──────── DATA PROVIDED

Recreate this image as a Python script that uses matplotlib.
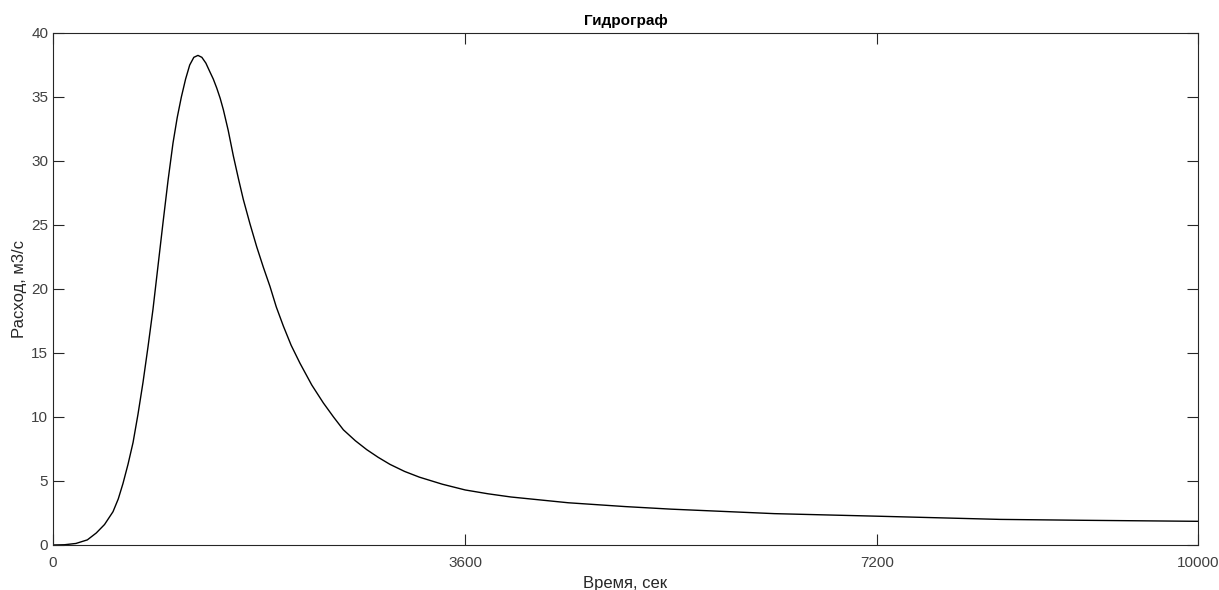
import numpy as np
import matplotlib
matplotlib.use("Agg")
import matplotlib.pyplot as plt

# hydrograph: time in seconds, discharge in m3/s
t = [0, 100, 200, 300, 378, 450, 524, 570, 611, 655, 699, 742, 786, 830,
     873, 917, 961, 1005, 1048, 1085, 1121, 1158, 1194, 1230, 1266, 1300,
     1335, 1371, 1400, 1430, 1460, 1488, 1530, 1575, 1620, 1662, 1720, 1779,
     1837, 1895, 1950, 2012, 2080, 2157, 2260, 2361, 2450, 2536, 2640, 2740,
     2840, 2943, 3070, 3200, 3400, 3600, 3800, 4000, 4500, 5000, 5400, 6300,
     7200, 8271, 9000, 10000]
q = [0, 0.02, 0.12, 0.4, 0.94, 1.6, 2.6, 3.6, 4.8, 6.3, 8.0, 10.2, 12.7,
     15.5, 18.4, 21.8, 25.2, 28.5, 31.4, 33.4, 35.0, 36.4, 37.5, 38.1, 38.25,
     38.1, 37.65, 36.95, 36.4, 35.7, 34.9, 34.0, 32.4, 30.4, 28.6, 27.0, 25.1,
     23.3, 21.7, 20.2, 18.6, 17.1, 15.6, 14.2, 12.5, 11.1, 10.0, 9.0, 8.15,
     7.45, 6.85, 6.3, 5.75, 5.3, 4.75, 4.3, 4.0, 3.75, 3.3, 3.0, 2.8, 2.45,
     2.25, 2.0, 1.93, 1.85]

xticks = [0, 3600, 7200, 10000]
yticks = [0, 5, 10, 15, 20, 25, 30, 35, 40]

plt.rcParams['font.family'] = ['Liberation Sans', 'DejaVu Sans']

axcol = '#262626'
fig = plt.figure(figsize=(12.19, 5.9), dpi=100)
ax = fig.add_axes([53/1219, 45/590, (1198-53)/1219, (545-33)/590])

ax.plot(t, q, color='black', lw=1.0)

ax.set_xlim(0, 10000)
ax.set_ylim(0, 40)
ax.set_xticks(xticks)
ax.set_yticks(yticks)
ax.tick_params(direction='in', length=8, width=0.8, colors=axcol,
               labelcolor='#404040', labelsize=11, top=True, right=True)
ax.tick_params(axis='x', pad=8)
for s in ax.spines.values():
    s.set_color(axcol)
    s.set_linewidth(0.8)

ax.set_title('Гидрограф', fontsize=11, fontweight='bold', color='black', pad=6)
ax.set_xlabel('Время, сек', fontsize=12, color='#262626', labelpad=4)
ax.set_ylabel('Расход, м3/с', fontsize=12, color='#262626', labelpad=3)

fig.savefig('out.png', dpi=100)
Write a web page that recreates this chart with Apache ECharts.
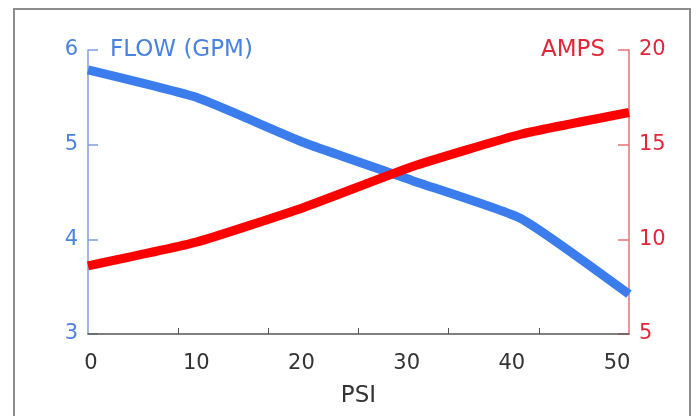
<!DOCTYPE html>
<html>
<head>
<meta charset="utf-8">
<script src="https://cdn.jsdelivr.net/npm/echarts@6/dist/echarts.min.js"></script>
<style>
html, body { margin: 0; padding: 0; background: #fff; }
#chart { width: 697px; height: 416px; }
</style>
</head>
<body>
<div id="chart"></div>
<script>
// pump curve: flow and current against pressure
var psi = [0, 10, 20, 30, 40, 50];
var flowGpm = [5.79, 5.50, 5.02, 4.62, 4.22, 3.42];
var amps = [8.6, 9.85, 11.7, 13.85, 15.55, 16.7];
var psiLabels = [0, 10, 20, 30, 40, 50];
var psiTicks = [8.33, 16.67, 25, 33.33, 41.67];

var font = 'DejaVu Sans, Verdana, sans-serif';
var blue = '#3b7ded';
var red = '#ff0000';

var flowData = [];
var ampsData = [];
for(var i = 0; i < psi.length; i++){
	flowData.push([psi[i], flowGpm[i]]);
	ampsData.push([psi[i], amps[i]]);
}

var chart = echarts.init(document.getElementById('chart'));
var option = {
	animation: false,
	backgroundColor: '#fff',
	graphic: [{
		type: 'rect',
		shape: { x: 14, y: 9, width: 676, height: 420 },
		style: { fill: 'none', stroke: '#8c8c8c', lineWidth: 2 },
		z: -1
	}],
	grid: { left: 88, right: 68, top: 50, bottom: 82 },
	xAxis: [{
		// data axis, ticks split in sixths
		type: 'value',
		min: 0,
		max: 50,
		axisLine: { show: true, onZero: false, lineStyle: { color: '#555', width: 1.5 } },
		axisTick: { show: true, inside: true, length: 6, customValues: psiTicks, lineStyle: { color: '#555' } },
		axisLabel: { show: false },
		splitLine: { show: false },
		z: 5
	}, {
		// label axis
		type: 'value',
		min: -0.29,
		max: 51.14,
		position: 'bottom',
		axisLine: { show: false, onZero: false },
		axisTick: { show: false },
		splitLine: { show: false },
		axisLabel: {
			customValues: psiLabels,
			margin: 19,
			fontFamily: font,
			fontSize: 21,
			color: '#333'
		},
		name: 'PSI',
		nameLocation: 'middle',
		nameGap: 51,
		nameTextStyle: { fontFamily: font, fontSize: 23, color: '#333' }
	}],
	yAxis: [{
		type: 'value',
		min: 3,
		max: 6,
		interval: 1,
		position: 'left',
		name: 'FLOW (GPM)',
		nameLocation: 'end',
		nameGap: 0,
		nameTextStyle: {
			fontFamily: font, fontSize: 23, color: '#4a82e0',
			align: 'left', verticalAlign: 'middle', padding: [0, 0, 0, 22]
		},
		axisLine: { show: true, onZero: false, lineStyle: { color: '#7f9ee0', width: 1.5 } },
		axisTick: { show: true, inside: true, length: 10, lineStyle: { color: '#7f9ee0', width: 1.5 } },
		axisLabel: { margin: 10, fontFamily: font, fontSize: 21, color: '#4a82e0' },
		splitLine: { show: false }
	}, {
		type: 'value',
		min: 5,
		max: 20,
		interval: 5,
		position: 'right',
		name: 'AMPS',
		nameLocation: 'end',
		nameGap: 0,
		nameTextStyle: {
			fontFamily: font, fontSize: 23, color: '#e0283a',
			align: 'right', verticalAlign: 'middle', padding: [0, 24, 0, 0]
		},
		axisLine: { show: true, onZero: false, lineStyle: { color: '#e8707a', width: 1.5 } },
		axisTick: { show: true, inside: true, length: 11, lineStyle: { color: '#e8707a', width: 1.5 } },
		axisLabel: { margin: 10, fontFamily: font, fontSize: 21, color: '#e0283a' },
		splitLine: { show: false }
	}],
	series: [{
		name: 'FLOW (GPM)',
		type: 'line',
		xAxisIndex: 0,
		yAxisIndex: 0,
		data: flowData,
		symbol: 'none',
		smooth: 0.15,
		lineStyle: { color: blue, width: 9 },
		z: 3
	}, {
		name: 'AMPS',
		type: 'line',
		xAxisIndex: 0,
		yAxisIndex: 1,
		data: ampsData,
		symbol: 'none',
		smooth: 0.15,
		lineStyle: { color: red, width: 9 },
		z: 4
	}]
};
chart.setOption(option);
</script>
</body>
</html>
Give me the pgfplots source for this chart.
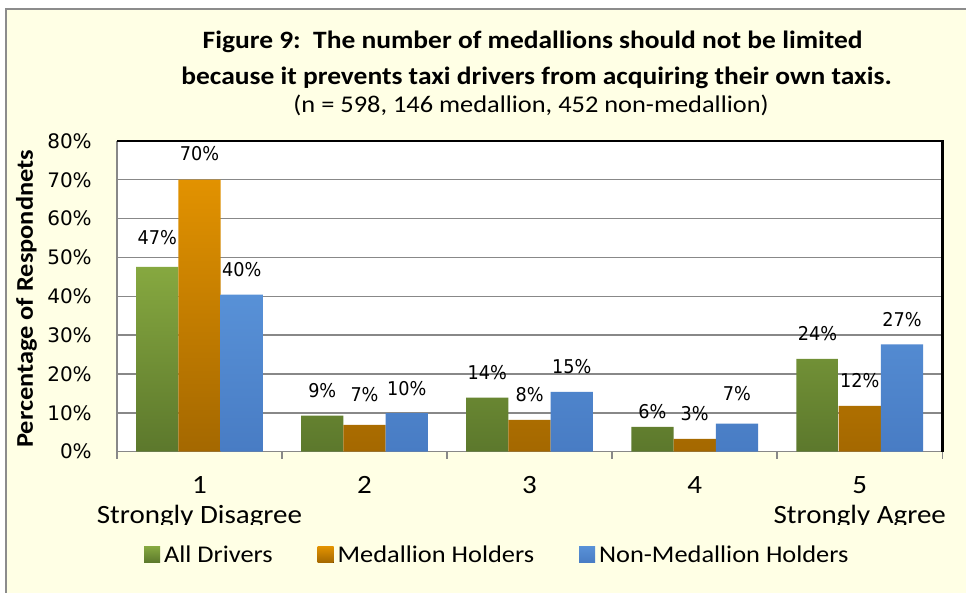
\documentclass[border=0pt]{standalone}
\usepackage{pgfplots}
\pgfplotsset{compat=1.18}
\usepackage{fontspec}
\setmainfont{Carlito}[FakeStretch=1.1]
\newfontfamily\tickfont{DejaVu Sans}
\newfontfamily\labfont{DejaVu Sans}[FakeStretch=0.93]
\definecolor{cream}{RGB}{255,255,229}
\definecolor{gtop}{RGB}{134,168,64}
\definecolor{gbot}{RGB}{92,120,44}
\definecolor{otop}{RGB}{226,146,0}
\definecolor{obot}{RGB}{164,104,0}
\definecolor{btop}{RGB}{88,145,215}
\definecolor{bbot}{RGB}{72,124,196}
\definecolor{gridc}{RGB}{136,136,136}
\definecolor{framec}{RGB}{140,140,140}
\newcommand\lab[2]{\raisebox{#1bp}{#2}}
\begin{document}
\begin{tikzpicture}[x=1bp,y=1bp]
\fill[white] (0bp,0bp) rectangle (967bp,593bp);
\fill[cream] (6bp,0bp) rectangle (967bp,584bp);
\draw[framec, line width=1.5bp] (6bp,0bp) -- (6bp,584bp) -- (967bp,584bp);
\node[anchor=base, font=\bfseries\fontsize{25bp}{25bp}\selectfont] at (533bp,544.2bp) {Figure 9:\ \ The number of medallions should not be limited};
\node[anchor=base, font=\bfseries\fontsize{25bp}{25bp}\selectfont] at (537bp,508.5bp) {because it prevents taxi drivers from acquiring their own taxis.};
\node[anchor=base, font=\fontsize{24bp}{24bp}\selectfont] at (531.5bp,480bp) {(n = 598, 146 medallion, 452 non-medallion)};
\begin{scope}
\clip (0bp,0bp) rectangle (967bp,53bp) (0bp,68bp) rectangle (967bp,593bp);
\begin{axis}[
  at={(117bp,141bp)}, anchor=south west, scale only axis,
  width=826bp, height=311bp,
  xmin=0.5, xmax=5.5, ymin=0, ymax=80,
  clip=false,
  axis background/.style={fill=white},
  axis x line*=bottom, axis y line*=left,
  axis line style={gridc, line width=1.5bp},
  ytick={0,10,20,30,40,50,60,70,80},
  yticklabels={0\%,10\%,20\%,30\%,40\%,50\%,60\%,70\%,80\%},
  yticklabel style={font=\tickfont\fontsize{20bp}{20bp}\selectfont, anchor=east, inner sep=0pt, xshift=-25bp},
  ytick style={draw=none},
  ymajorgrids, major grid style={gridc, line width=1.5bp},
  xtick={1,2,3,4,5},
  xticklabels={{1\\Strongly Disagree},2,3,4,{5\\Strongly Agree}},
  xticklabel style={font=\fontsize{26.4bp}{30bp}\selectfont, align=center, anchor=north, inner sep=0pt, yshift=-25bp},
  major tick length=0pt,
  minor xtick={0.5,1.5,2.5,3.5,4.5,5.5},
  minor tick length=7bp, tick align=outside,
  xtick style={gridc, line width=1.5bp},
  ylabel={Percentage of Respondnets},
  ylabel style={font=\bfseries\fontsize{24bp}{24bp}\selectfont, at={(axis description cs:-0.1017,0.492)}, anchor=base},
  point meta=explicit symbolic,
  nodes near coords,
  every node near coord/.append style={font=\labfont\fontsize{19bp}{19bp}\selectfont, anchor=base, inner sep=0pt, yshift=18bp},
  legend columns=3,
  legend style={at={(axis description cs:0.0327,-0.331)}, anchor=west, draw=none, fill=none, inner sep=0pt,
    font=\fontsize{24bp}{24bp}\selectfont,
    /tikz/every odd column/.append style={column sep=2bp},
    /tikz/every even column/.append style={column sep=43bp}},
  legend image code/.code={\fill[#1, draw=none] (0bp,-8bp) rectangle (16bp,8bp);},
]
\addplot[ybar, bar width=0.256, bar shift=0, draw=none, top color=gtop, bottom color=gbot]
  coordinates {(0.744,47.6)[\lab{4}{47\%}] (1.744,9.3)[9\%] (2.744,13.9)[14\%] (3.744,6.4)[\lab{-10}{6\%}] (4.744,23.9)[24\%]};
\addplot[ybar, bar width=0.256, bar shift=0, draw=none, top color=otop, bottom color=obot]
  coordinates {(1,70.0)[\lab{1}{70\%}] (2,6.9)[\lab{5}{7\%}] (3,8.2)[8\%] (4,3.3)[3\%] (5,11.8)[12\%]};
\addplot[ybar, bar width=0.256, bar shift=0, draw=none, top color=btop, bottom color=bbot]
  coordinates {(1.256,40.4)[40\%] (2.256,9.9)[10\%] (3.256,15.4)[15\%] (4.256,7.2)[\lab{5}{7\%}] (5.256,27.6)[27\%]};
\legend{All Drivers, Medallion Holders, Non-Medallion Holders}
\draw[black, line width=2.5bp] (rel axis cs:0,1) -- (rel axis cs:1,1) -- (rel axis cs:1,0);
\end{axis}
\end{scope}
\end{tikzpicture}
\end{document}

────────────────

# EXERCISE DIRECTIONS:
Output exactly the span of lines from the top of the listing through the line holding "45/590, (1198-53)/1219, (545-33)/590])", and leave every picture out.

# WRITTEN ANSWER:
Recreate this image as a Python script that uses matplotlib.
import numpy as np
import matplotlib
matplotlib.use("Agg")
import matplotlib.pyplot as plt

# hydrograph: time in seconds, discharge in m3/s
t = [0, 100, 200, 300, 378, 450, 524, 570, 611, 655, 699, 742, 786, 830,
     873, 917, 961, 1005, 1048, 1085, 1121, 1158, 1194, 1230, 1266, 1300,
     1335, 1371, 1400, 1430, 1460, 1488, 1530, 1575, 1620, 1662, 1720, 1779,
     1837, 1895, 1950, 2012, 2080, 2157, 2260, 2361, 2450, 2536, 2640, 2740,
     2840, 2943, 3070, 3200, 3400, 3600, 3800, 4000, 4500, 5000, 5400, 6300,
     7200, 8271, 9000, 10000]
q = [0, 0.02, 0.12, 0.4, 0.94, 1.6, 2.6, 3.6, 4.8, 6.3, 8.0, 10.2, 12.7,
     15.5, 18.4, 21.8, 25.2, 28.5, 31.4, 33.4, 35.0, 36.4, 37.5, 38.1, 38.25,
     38.1, 37.65, 36.95, 36.4, 35.7, 34.9, 34.0, 32.4, 30.4, 28.6, 27.0, 25.1,
     23.3, 21.7, 20.2, 18.6, 17.1, 15.6, 14.2, 12.5, 11.1, 10.0, 9.0, 8.15,
     7.45, 6.85, 6.3, 5.75, 5.3, 4.75, 4.3, 4.0, 3.75, 3.3, 3.0, 2.8, 2.45,
     2.25, 2.0, 1.93, 1.85]

xticks = [0, 3600, 7200, 10000]
yticks = [0, 5, 10, 15, 20, 25, 30, 35, 40]

plt.rcParams['font.family'] = ['Liberation Sans', 'DejaVu Sans']

axcol = '#262626'
fig = plt.figure(figsize=(12.19, 5.9), dpi=100)
ax = fig.add_axes([53/1219, 45/590, (1198-53)/1219, (545-33)/590])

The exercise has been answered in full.